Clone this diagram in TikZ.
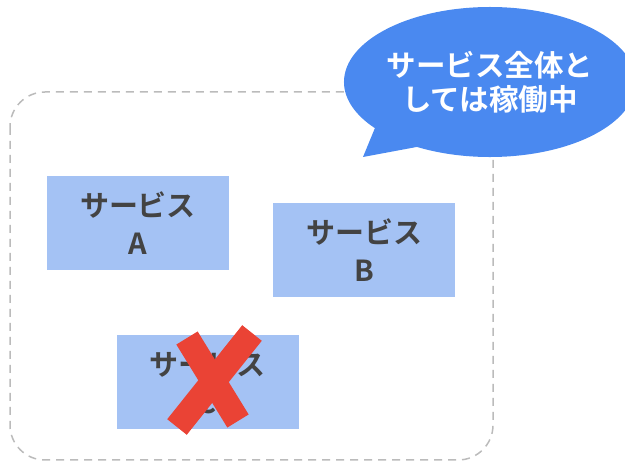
\documentclass[tikz,border=0pt]{standalone}
\usepackage{fontspec}
\newfontfamily\cjk{Noto Sans CJK JP}[BoldFont={Noto Sans CJK JP Bold}]
\usepackage{tikz}
\usetikzlibrary{shapes.callouts}

\definecolor{svcfill}{HTML}{A4C2F4}
\definecolor{svctext}{HTML}{434343}
\definecolor{bubblefill}{HTML}{4A89F0}
\definecolor{crossred}{HTML}{EA4335}
\definecolor{framegray}{HTML}{BBBBBB}

\begin{document}
\begin{tikzpicture}[x=1pt,y=-1pt,
	svc/.style={fill=svcfill,minimum width=182pt,minimum height=94pt,inner sep=0pt,align=center,text=svctext,font=\cjk\bfseries\fontsize{29}{38}\selectfont},
	bubble/.style={ellipse callout,fill=bubblefill,minimum width=262pt,minimum height=150pt,inner sep=0pt,callout pointer arc=22,align=center,text=white,font=\cjk\bfseries\fontsize{29.5}{34}\selectfont},
	cross/.style={draw=crossred,line width=25pt}]
	\useasboundingbox (0,0) rectangle (625,462);
	% dashed frame
	\draw[framegray,line width=1.5pt,dash pattern=on 8pt off 6pt,rounded corners=35pt] (10,92) rectangle (493,460);
	% services
	\node[svc] (svcA) at (138,223) {サービス\\A};
	\node[svc] (svcB) at (364,250) {サービス\\B};
	\node[svc] (svcC) at (207.5,382.5) {サービス\\C};
	% the failed one
	\coordinate (xa1) at (187,338);
	\coordinate (xa2) at (238,421);
	\coordinate (xb1) at (252,333);
	\coordinate (xb2) at (177,427);
	\draw[cross] (xa1) -- (xa2);
	\draw[cross] (xb1) -- (xb2);
	% speech bubble
	\node[bubble,callout absolute pointer={(363,157)}] (msg) at (490,82) {サービス全体と\\しては稼働中};
\end{tikzpicture}
\end{document}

Task to carry out: Skip the pictures, then retype every line above exactly.

Result of the task:
Clone this diagram in TikZ.
\documentclass[tikz,border=0pt]{standalone}
\usepackage{fontspec}
\newfontfamily\cjk{Noto Sans CJK JP}[BoldFont={Noto Sans CJK JP Bold}]
\usepackage{tikz}
\usetikzlibrary{shapes.callouts}

\definecolor{svcfill}{HTML}{A4C2F4}
\definecolor{svctext}{HTML}{434343}
\definecolor{bubblefill}{HTML}{4A89F0}
\definecolor{crossred}{HTML}{EA4335}
\definecolor{framegray}{HTML}{BBBBBB}

\begin{document}
\begin{tikzpicture}[x=1pt,y=-1pt,
	svc/.style={fill=svcfill,minimum width=182pt,minimum height=94pt,inner sep=0pt,align=center,text=svctext,font=\cjk\bfseries\fontsize{29}{38}\selectfont},
	bubble/.style={ellipse callout,fill=bubblefill,minimum width=262pt,minimum height=150pt,inner sep=0pt,callout pointer arc=22,align=center,text=white,font=\cjk\bfseries\fontsize{29.5}{34}\selectfont},
	cross/.style={draw=crossred,line width=25pt}]
	\useasboundingbox (0,0) rectangle (625,462);
	% dashed frame
	\draw[framegray,line width=1.5pt,dash pattern=on 8pt off 6pt,rounded corners=35pt] (10,92) rectangle (493,460);
	% services
	\node[svc] (svcA) at (138,223) {サービス\\A};
	\node[svc] (svcB) at (364,250) {サービス\\B};
	\node[svc] (svcC) at (207.5,382.5) {サービス\\C};
	% the failed one
	\coordinate (xa1) at (187,338);
	\coordinate (xa2) at (238,421);
	\coordinate (xb1) at (252,333);
	\coordinate (xb2) at (177,427);
	\draw[cross] (xa1) -- (xa2);
	\draw[cross] (xb1) -- (xb2);
	% speech bubble
	\node[bubble,callout absolute pointer={(363,157)}] (msg) at (490,82) {サービス全体と\\しては稼働中};
\end{tikzpicture}
\end{document}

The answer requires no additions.